Raman micro-spectroscopy was utilized to confirm thermal maturity assessments in the “LHRN 7” lithologic unit in three cores which were part of a larger study on production mechanisms in the Lower Huron shale. Traditional methods of determining thermal maturity provided conflicting results. These methods included optical vitrinite reflectance, programmed pyrolysis parameters TMAX and Hydrogen Index (HI), and organic porosity development (i.e. apparent transformation ratio (ATR), derived from scanning electron image analysis).

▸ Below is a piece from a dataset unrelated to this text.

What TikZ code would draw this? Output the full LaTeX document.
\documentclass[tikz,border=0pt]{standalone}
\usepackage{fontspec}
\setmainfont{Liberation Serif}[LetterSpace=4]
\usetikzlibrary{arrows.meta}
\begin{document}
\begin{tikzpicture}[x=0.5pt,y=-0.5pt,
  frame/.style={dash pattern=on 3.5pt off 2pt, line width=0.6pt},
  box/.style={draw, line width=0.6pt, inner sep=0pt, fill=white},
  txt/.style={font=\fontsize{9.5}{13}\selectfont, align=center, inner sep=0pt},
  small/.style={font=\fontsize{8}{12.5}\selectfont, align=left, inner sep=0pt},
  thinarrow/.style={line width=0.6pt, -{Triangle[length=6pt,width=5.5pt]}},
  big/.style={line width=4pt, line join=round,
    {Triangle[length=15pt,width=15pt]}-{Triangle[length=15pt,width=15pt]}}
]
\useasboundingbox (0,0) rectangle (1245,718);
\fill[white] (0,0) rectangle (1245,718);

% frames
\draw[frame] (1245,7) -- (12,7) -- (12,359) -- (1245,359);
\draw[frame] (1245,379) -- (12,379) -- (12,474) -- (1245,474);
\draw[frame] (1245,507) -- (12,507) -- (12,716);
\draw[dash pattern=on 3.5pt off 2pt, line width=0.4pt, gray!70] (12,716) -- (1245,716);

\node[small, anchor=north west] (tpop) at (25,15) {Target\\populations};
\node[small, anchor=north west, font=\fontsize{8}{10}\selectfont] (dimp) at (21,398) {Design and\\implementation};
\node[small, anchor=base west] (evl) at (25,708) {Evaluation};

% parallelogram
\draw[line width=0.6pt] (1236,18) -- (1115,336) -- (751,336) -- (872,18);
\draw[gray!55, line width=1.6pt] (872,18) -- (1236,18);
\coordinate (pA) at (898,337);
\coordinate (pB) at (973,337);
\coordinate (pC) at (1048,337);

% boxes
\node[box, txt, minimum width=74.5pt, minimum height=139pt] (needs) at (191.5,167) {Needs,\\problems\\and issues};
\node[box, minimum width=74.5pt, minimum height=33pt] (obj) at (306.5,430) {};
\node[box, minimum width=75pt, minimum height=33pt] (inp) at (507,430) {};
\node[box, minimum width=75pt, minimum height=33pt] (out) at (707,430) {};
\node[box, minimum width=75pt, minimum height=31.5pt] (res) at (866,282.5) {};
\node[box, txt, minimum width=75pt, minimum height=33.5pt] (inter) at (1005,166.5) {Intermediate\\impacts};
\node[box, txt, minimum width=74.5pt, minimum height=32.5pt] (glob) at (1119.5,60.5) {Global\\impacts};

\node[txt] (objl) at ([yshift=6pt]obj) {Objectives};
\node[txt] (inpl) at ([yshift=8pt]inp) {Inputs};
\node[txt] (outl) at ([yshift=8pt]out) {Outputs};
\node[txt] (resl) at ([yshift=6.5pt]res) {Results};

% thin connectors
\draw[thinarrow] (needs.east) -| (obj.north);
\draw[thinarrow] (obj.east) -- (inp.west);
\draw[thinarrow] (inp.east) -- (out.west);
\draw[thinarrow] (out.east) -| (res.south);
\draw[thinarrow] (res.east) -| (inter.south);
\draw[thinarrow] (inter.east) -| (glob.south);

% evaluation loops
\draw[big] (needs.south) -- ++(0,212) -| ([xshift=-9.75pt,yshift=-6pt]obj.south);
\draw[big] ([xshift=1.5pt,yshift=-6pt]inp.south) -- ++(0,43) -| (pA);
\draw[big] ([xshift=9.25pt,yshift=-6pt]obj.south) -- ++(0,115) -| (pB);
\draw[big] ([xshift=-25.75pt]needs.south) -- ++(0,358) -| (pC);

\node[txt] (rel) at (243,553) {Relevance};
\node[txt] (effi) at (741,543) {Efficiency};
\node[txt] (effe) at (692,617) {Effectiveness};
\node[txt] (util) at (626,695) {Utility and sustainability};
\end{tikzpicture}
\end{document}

Raman micro-spectroscopy provides a spectrum of Raman shifts that are indicative of various bond types and their relative concentrations in a sample (e.g. carbon-hydrogen single bonds carbon-oxygen double bonds, etc.). The peak at 1500-1650 cm-1 is indicative of the vibration mode of carbon-carbon double bonds. Baselined, intensity-normalized G-band full-width half-maximum (ΓG) narrows as concentration of carbon-carbon double bonds increases.

ΓG results from LHRN7 samples consistently agreed with associated HI and ATR measurements, as well as with thermal maturity derived from regional maps. These results suggest that this study's optical vitrinite reflectance and programmed pyrolysis TMAX data are inaccurate.

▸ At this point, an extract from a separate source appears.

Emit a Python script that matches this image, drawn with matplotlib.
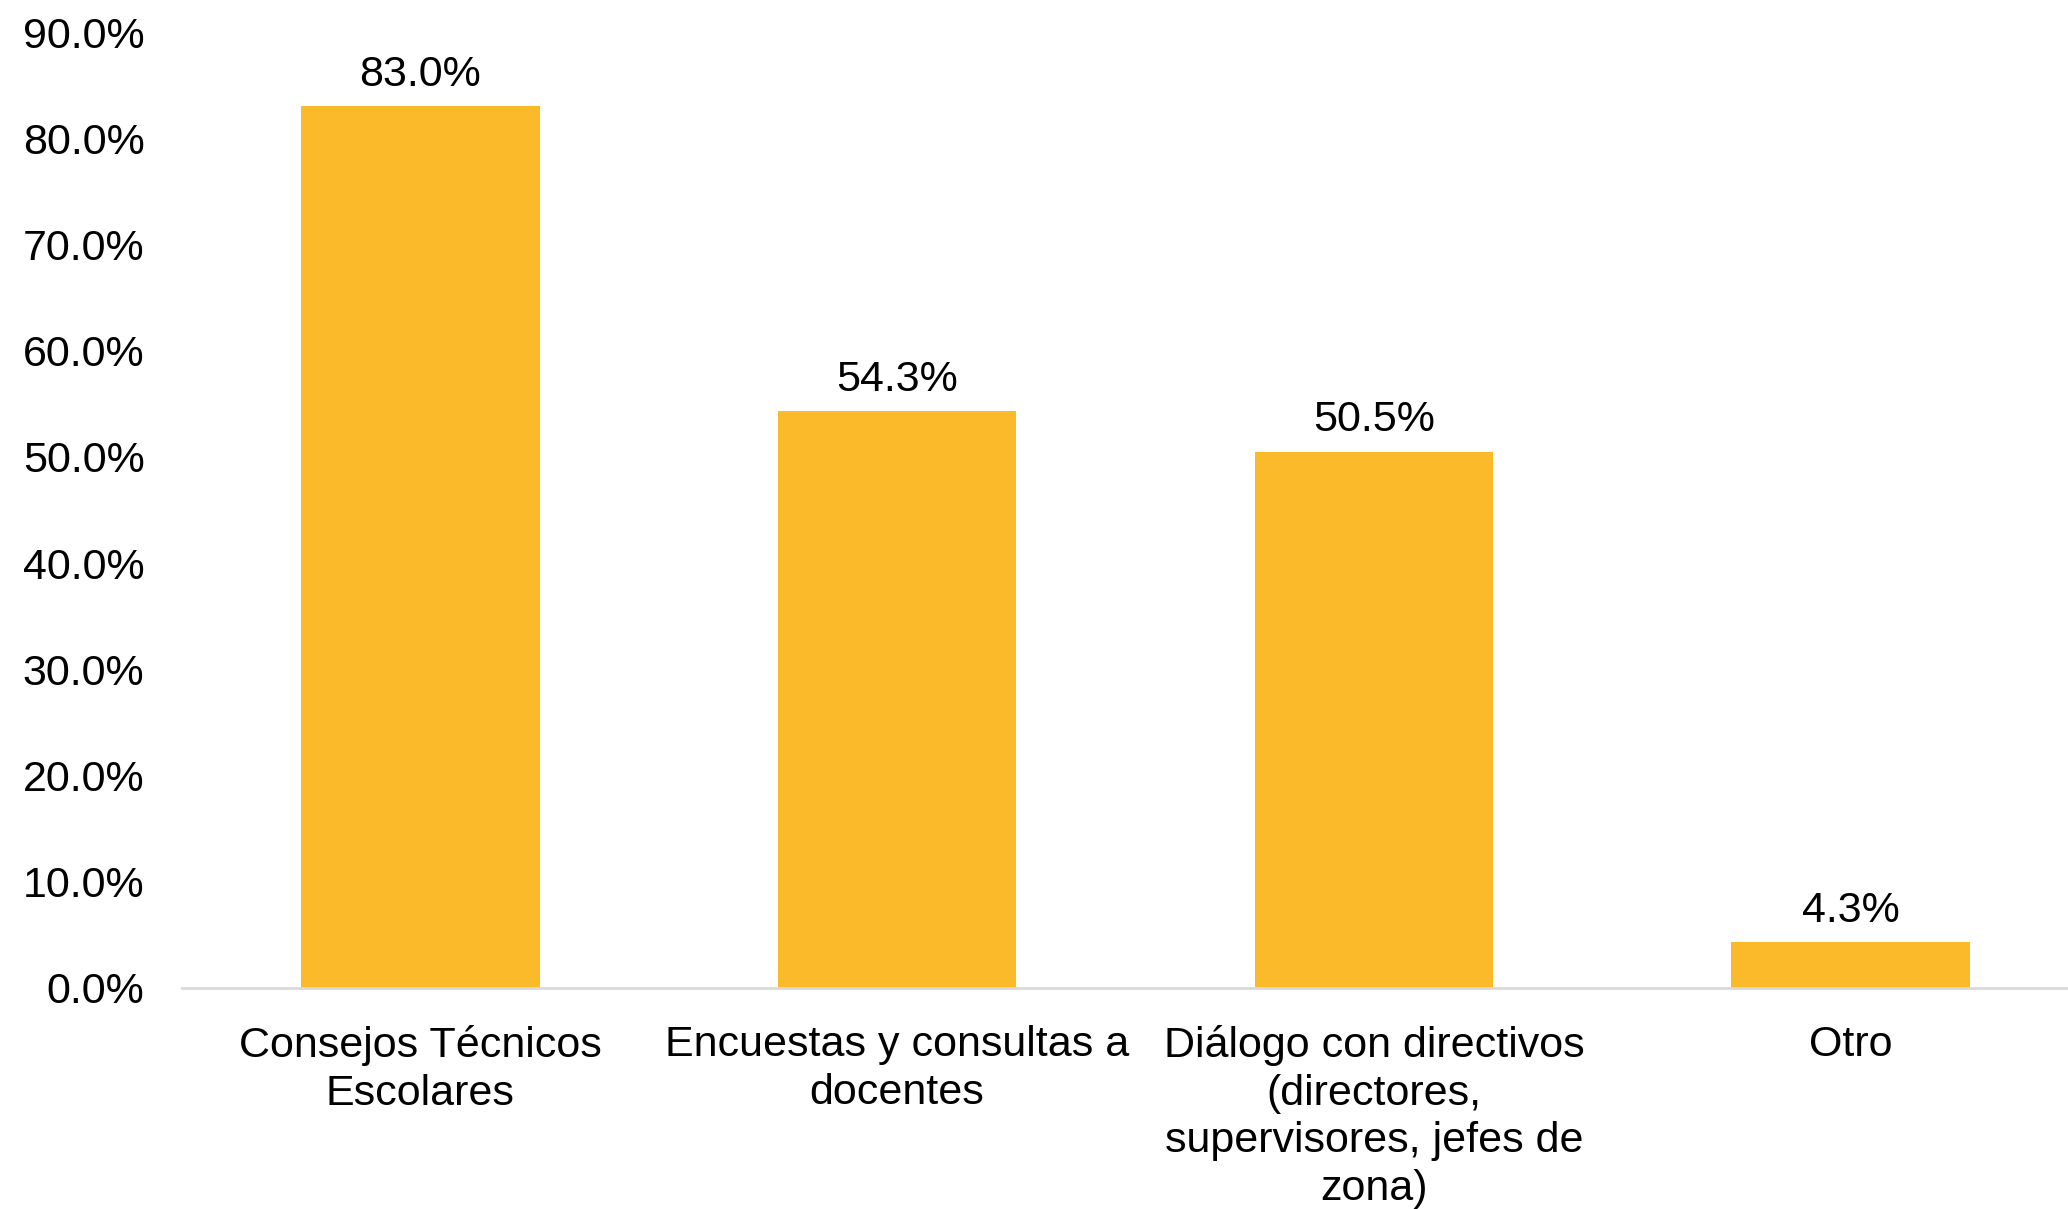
import matplotlib
matplotlib.use("Agg")
import matplotlib.pyplot as plt
from matplotlib.ticker import FuncFormatter

categories = ["Consejos Técnicos\nEscolares",
              "Encuestas y consultas a\ndocentes",
              "Diálogo con directivos\n(directores,\nsupervisores, jefes de\nzona)",
              "Otro"]
values = [83.0, 54.3, 50.5, 4.3]
yticks = [0, 10, 20, 30, 40, 50, 60, 70, 80, 90]

plt.rcParams['font.family'] = ['Liberation Sans', 'DejaVu Sans']

fig = plt.figure(figsize=(20.68, 12.09), dpi=100)
ax = fig.add_axes([0.088, 0.1828, 0.912, 0.7907])

x = list(range(len(categories)))
bars = ax.bar(x, values, width=0.5, color="#FABA29", zorder=2)
for xi, v in zip(x, values):
    ax.annotate(f"{v:.1f}%", (xi, v), xytext=(0, 8), textcoords="offset points",
                ha="center", va="bottom", fontsize=31, color="black")

ax.set_xlim(-0.5, 3.456)
ax.set_ylim(0, 90)
ax.set_yticks(yticks)
ax.yaxis.set_major_formatter(FuncFormatter(lambda v, p: f"{v:.1f}%"))
ax.set_xticks(x)
ax.set_xticklabels(categories, fontsize=31, linespacing=1.24)
ax.tick_params(axis='y', length=0, pad=27, labelsize=31)
ax.tick_params(axis='x', length=0, pad=27)
for s in ["top", "right", "left"]:
    ax.spines[s].set_visible(False)
ax.spines["bottom"].set_color("#D9D9D9")
ax.spines["bottom"].set_linewidth(2)

fig.savefig("out.png", dpi=100)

The benefits of Raman micro-spectroscopy are that it is relatively low cost, rapid, non-destructive, in situ, spatially high-resolution, repeatable, does not require sample preparation, and the results are quantitative and objective. Raman micro-spectroscopy is therefore ideal for situations where traditional bulk analysis or destructive analysis is not feasible, not practical, is undesirable, has provided suspect or unusable results, or is subjective.

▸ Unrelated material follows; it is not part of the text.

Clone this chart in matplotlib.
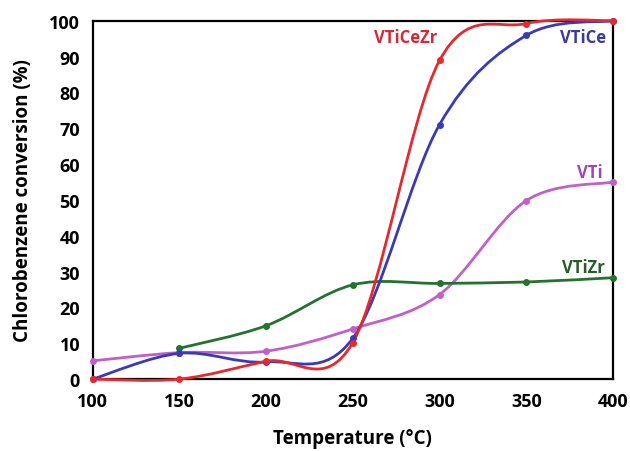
import numpy as np
import matplotlib
matplotlib.use('Agg')
import matplotlib.pyplot as plt
from matplotlib.path import Path
from matplotlib.patches import PathPatch

# Temperatures (deg C) and conversion values (%)
temp = [100, 150, 200, 250, 300, 350, 400]
temp_zr = [150, 200, 250, 300, 350, 400]

vticezr = [0, 0, 5, 10.2, 88.9, 99.2, 100]
vtice = [0, 7.2, 4.8, 11.4, 71, 95.9, 100]
vti = [5.1, 7.4, 7.8, 14, 23.6, 49.8, 55]
vtizr = [8.6, 14.9, 26.3, 26.7, 27.1, 28.3]

series = [
    ('VTi', temp, vti, '#c060c8', '#a343b3', (394, 57.8)),
    ('VTiZr', temp_zr, vtizr, '#24722f', '#2b5a2e', (395, 31.4)),
    ('VTiCe', temp, vtice, '#3a3ab8', '#3b3b9c', (396, 95.4)),
    ('VTiCeZr', temp, vticezr, '#e52a2f', '#d02a3b', (262.5, 95.4)),
]


def smooth_path(x, y):
    # Excel-style smoothed line: cubic Bezier with Catmull-Rom control points
    p = np.column_stack([x, y]).astype(float)
    pts = np.vstack([p[0], p, p[-1]])
    verts = [tuple(p[0])]
    codes = [Path.MOVETO]
    for i in range(1, len(pts) - 2):
        b1 = pts[i] + (pts[i + 1] - pts[i - 1]) / 6
        b2 = pts[i + 1] - (pts[i + 2] - pts[i]) / 6
        verts += [tuple(b1), tuple(b2), tuple(pts[i + 1])]
        codes += [Path.CURVE4] * 3
    return Path(verts, codes)


plt.rcParams['font.family'] = ['Open Sans', 'DejaVu Sans']
plt.rcParams['font.weight'] = 'bold'

fig = plt.figure(figsize=(6.30, 4.52), dpi=100)
ax = fig.add_axes([0.147, 0.159, 0.826, 0.793])

for name, xs, ys, color, tcolor, (lx, ly) in series:
    patch = PathPatch(smooth_path(xs, ys), facecolor='none', edgecolor=color,
                      lw=2.0, clip_on=False, zorder=3)
    ax.add_patch(patch)
    ax.plot(xs, ys, 'o', color=color, ms=4, clip_on=False, zorder=4)
    ha = 'left' if name == 'VTiCeZr' else 'right'
    ax.text(lx, ly, name, color=tcolor, fontsize=12, fontweight='bold',
            ha=ha, va='center')

ax.set_xlim(100, 400)
ax.set_ylim(0, 100)
ax.set_xticks(np.arange(100, 401, 50))
ax.set_yticks(np.arange(0, 101, 10))
ax.tick_params(length=0, labelsize=13, pad=9)
for lab in ax.get_xticklabels() + ax.get_yticklabels():
    lab.set_fontweight('bold')
for s in ax.spines.values():
    s.set_linewidth(1.6)
    s.set_color('black')

ax.set_xlabel('Temperature (\u00b0C)', fontsize=13.5, fontweight='bold', labelpad=13)
ax.set_ylabel('Chlorobenzene conversion (%)', fontsize=13.5, fontweight='bold', labelpad=12)

fig.savefig('out.png', dpi=100)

Limitations to Raman micro-spectroscopy are that the resulting spectra and the parameters associated, like ΓG, are excitation wavelength specific, possibly instrument configuration specific (e.g. grating size), and are subject to noise from fluorescence common with low maturity samples. Additionally, the power of the excitation laser must be kept low to prevent thermal degradation of the sample. Finally, various techniques of spectral deconvolution are often used in the literature (e.g. Lorentzian and Gaussian curve fitting) to obtain parameters similar to ΓG. For these reasons, comparison of data between different Raman studies can be challenging.